I worked at IBM for about 4 years in & after college system testing Linux and middleware on the mainframe. When I first started, I wasn't particularly impressed with them compared to commodity x86 servers but over time I started to recognize some of the power and positive aspects that they provided over racks full of commodity servers.

First off, they are I/O monsters. They were and are still widely used for transaction processing. It helps that IBM develops either specialized hardware instructions or separate hardware components to accelerate or offload workloads. Virtualization support has been baked into the hardware for decades, including partitioning resources at the hardware level. Crypto, networking, and other I/O can be offloaded to "cheaper" processors or SoCs, leaving the million dollar CPs (central processors) for your application. Over the past 15 years since I moved on they've added additional specialized hardware and capabilities to stay abreast of current computing needs/trends.
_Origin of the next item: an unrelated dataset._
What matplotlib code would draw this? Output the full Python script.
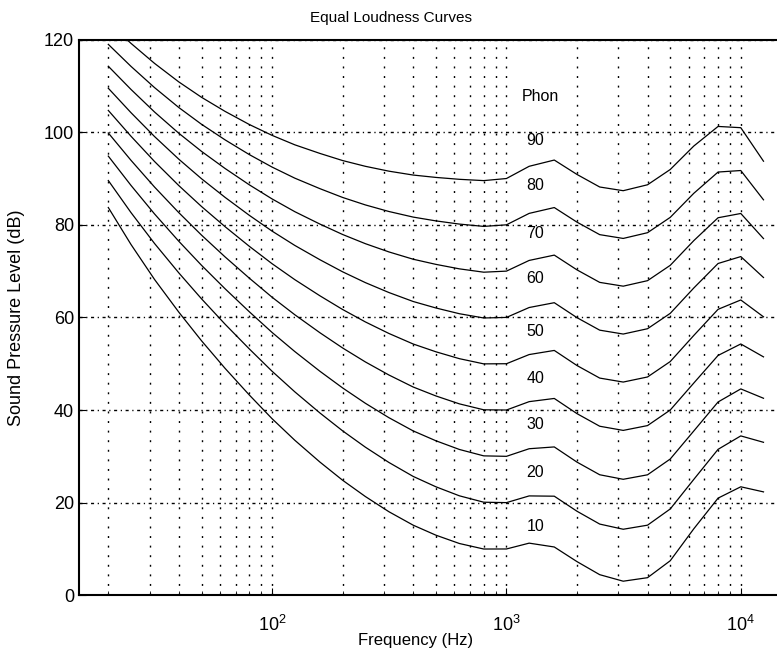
import matplotlib
matplotlib.use("Agg")
import matplotlib.pyplot as plt
from matplotlib.ticker import LogLocator, NullFormatter

# ISO frequencies (Hz) and SPL (dB), one list per phon level
freqs = [20, 25, 31.5, 40, 50, 63, 80, 100, 125, 160, 200, 250, 315, 400, 500,
         630, 800, 1000, 1250, 1600, 2000, 2500, 3150, 4000, 5000, 6300, 8000,
         10000, 12500]

spl_10 = [83.75, 75.76, 68.21, 61.14, 54.96, 49.01, 43.24, 38.13, 33.48, 28.77, 24.84, 21.33, 18.05, 15.14, 12.98,
          11.18, 9.99, 10.00, 11.26, 10.43, 7.27, 4.45, 3.04, 3.80, 7.46, 14.35, 20.98, 23.43, 22.33]
spl_20 = [89.58, 82.65, 75.98, 69.62, 64.02, 58.55, 53.19, 48.38, 43.94, 39.37, 35.51, 31.99, 28.69, 25.67, 23.43,
          21.48, 20.10, 20.01, 21.46, 21.40, 18.15, 15.38, 14.26, 15.14, 18.64, 25.02, 31.52, 34.42, 33.04]
spl_30 = [94.85, 88.52, 82.36, 76.45, 71.26, 66.20, 61.22, 56.76, 52.64, 48.38, 44.78, 41.47, 38.36, 35.50, 33.37,
          31.49, 30.11, 30.01, 31.65, 32.04, 28.76, 26.03, 25.05, 26.02, 29.43, 35.48, 41.75, 44.57, 42.55]
spl_40 = [99.85, 93.94, 88.17, 82.63, 77.78, 73.08, 68.48, 64.37, 60.59, 56.70, 53.41, 50.40, 47.58, 44.98, 43.05,
          41.34, 40.06, 40.01, 41.82, 42.51, 39.23, 36.51, 35.61, 36.65, 40.01, 45.83, 51.80, 54.28, 51.49]
spl_50 = [104.72, 99.14, 93.69, 88.48, 83.96, 79.61, 75.36, 71.61, 68.17, 64.68, 61.72, 59.04, 56.55, 54.27, 52.59,
          51.10, 49.98, 50.01, 51.99, 52.88, 49.62, 46.91, 46.05, 47.15, 50.48, 56.11, 61.76, 63.78, 60.14]
spl_60 = [109.51, 104.23, 99.08, 94.18, 89.96, 85.94, 82.05, 78.65, 75.56, 72.47, 69.86, 67.53, 65.39, 63.45, 62.05,
          60.81, 59.89, 60.01, 62.15, 63.19, 59.96, 57.26, 56.42, 57.57, 60.89, 66.36, 71.66, 73.15, 68.63]
spl_70 = [114.26, 109.25, 104.38, 99.78, 95.87, 92.18, 88.64, 85.60, 82.85, 80.17, 77.92, 75.94, 74.16, 72.58, 71.47,
          70.50, 69.78, 70.01, 72.32, 73.47, 70.28, 67.58, 66.76, 67.95, 71.26, 76.59, 81.54, 82.46, 77.04]
spl_80 = [118.99, 114.23, 109.65, 105.34, 101.72, 98.36, 95.17, 92.48, 90.09, 87.82, 85.92, 84.31, 82.89, 81.68, 80.86,
          80.17, 79.67, 80.01, 82.48, 83.74, 80.59, 77.89, 77.07, 78.31, 81.62, 86.81, 91.41, 91.74, 85.41]
spl_90 = [123.71, 119.20, 114.88, 110.87, 107.55, 104.51, 101.67, 99.33, 97.29, 95.43, 93.89, 92.65, 91.60, 90.76, 90.25,
          89.84, 89.56, 90.01, 92.65, 94.00, 90.89, 88.18, 87.38, 88.66, 91.96, 97.02, 101.26, 100.99, 93.75]

phon_labels = ['10', '20', '30', '40', '50', '60', '70', '80', '90']
label_y = [14.9, 26.5, 36.8, 46.9, 57.0, 68.4, 78.2, 88.6, 98.3]

plt.rcParams['font.family'] = ['Liberation Sans', 'DejaVu Sans']
plt.rcParams['mathtext.fontset'] = 'custom'
plt.rcParams['mathtext.rm'] = 'Liberation Sans'
plt.rcParams['mathtext.it'] = 'Liberation Sans:italic'
plt.rcParams['lines.scale_dashes'] = False

fig = plt.figure(figsize=(7.77, 6.59), dpi=100)
# axes runs a little past the right edge, like the cropped original
ax = fig.add_axes([0.1017, 0.0967, 0.9048, 0.8431])

for spl in [spl_10, spl_20, spl_30, spl_40, spl_50, spl_60, spl_70, spl_80, spl_90]:
    ax.semilogx(freqs, spl, color='black', lw=0.9)

ax.set_xlim(15, 15000)
ax.set_ylim(0, 120)
ax.set_xticks([100, 1000, 10000])
ax.set_xticklabels(['$10^{2}$', '$10^{3}$', '$10^{4}$'])
ax.xaxis.set_minor_locator(LogLocator(base=10, subs=range(2, 10)))
ax.xaxis.set_minor_formatter(NullFormatter())
ax.set_yticks(range(0, 121, 20))

ax.xaxis.grid(True, which='both', color='black', linestyle=(0, (1.4, 5.5)), lw=1.0)
ax.yaxis.grid(True, which='major', color='black', linestyle=(0, (2.2, 2.6, 0.9, 2.6)), lw=1.0)

ax.tick_params(which='both', direction='in', colors='black', labelsize=13)
ax.tick_params(which='major', length=5, width=0.8)
ax.tick_params(which='minor', length=3, width=0.6)
ax.tick_params(axis='x', pad=14)

for side in ['left', 'bottom', 'top']:
    ax.spines[side].set_linewidth(1.5)
ax.spines['right'].set_visible(False)

ax.text(1394, 107.7, 'Phon', ha='center', va='center', fontsize=11.5)
for lab, y in zip(phon_labels, label_y):
    ax.text(1327, y, lab, ha='center', va='center', fontsize=11.5)

fig.text(391 / 777, 1 - 18 / 659, 'Equal Loudness Curves', ha='center', va='center', fontsize=11)
fig.text(416 / 777, 1 - 641 / 659, 'Frequency (Hz)', ha='center', va='center', fontsize=12)
fig.text(17 / 777, 1 - 318 / 659, 'Sound Pressure Level (dB)', ha='center', va='center',
         rotation=90, fontsize=13)

fig.savefig('out.png', dpi=100)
Folks seem to not want to think about this in the age of microservices, but there's a significant cost to scaling out in terms of complexity, performance, and HW/SW maintenance. It can be more convenient, simpler, and possibly less expensive to scale up, particularly when IBM lets you connect them together in a parallel sysplex configuration for even more redundancy. It definitely takes big piles money to do so, but it could provide a decent ROI if you don't need clusters or data centers worth of gear and as many people to keep it going – think "data center in a box" or "cloud in a box" (albeit expensive).

(I left IBM to go work on x86 virtualization and cloud computing, so I've also got plenty of experience at the opposite end of the spectrum too.)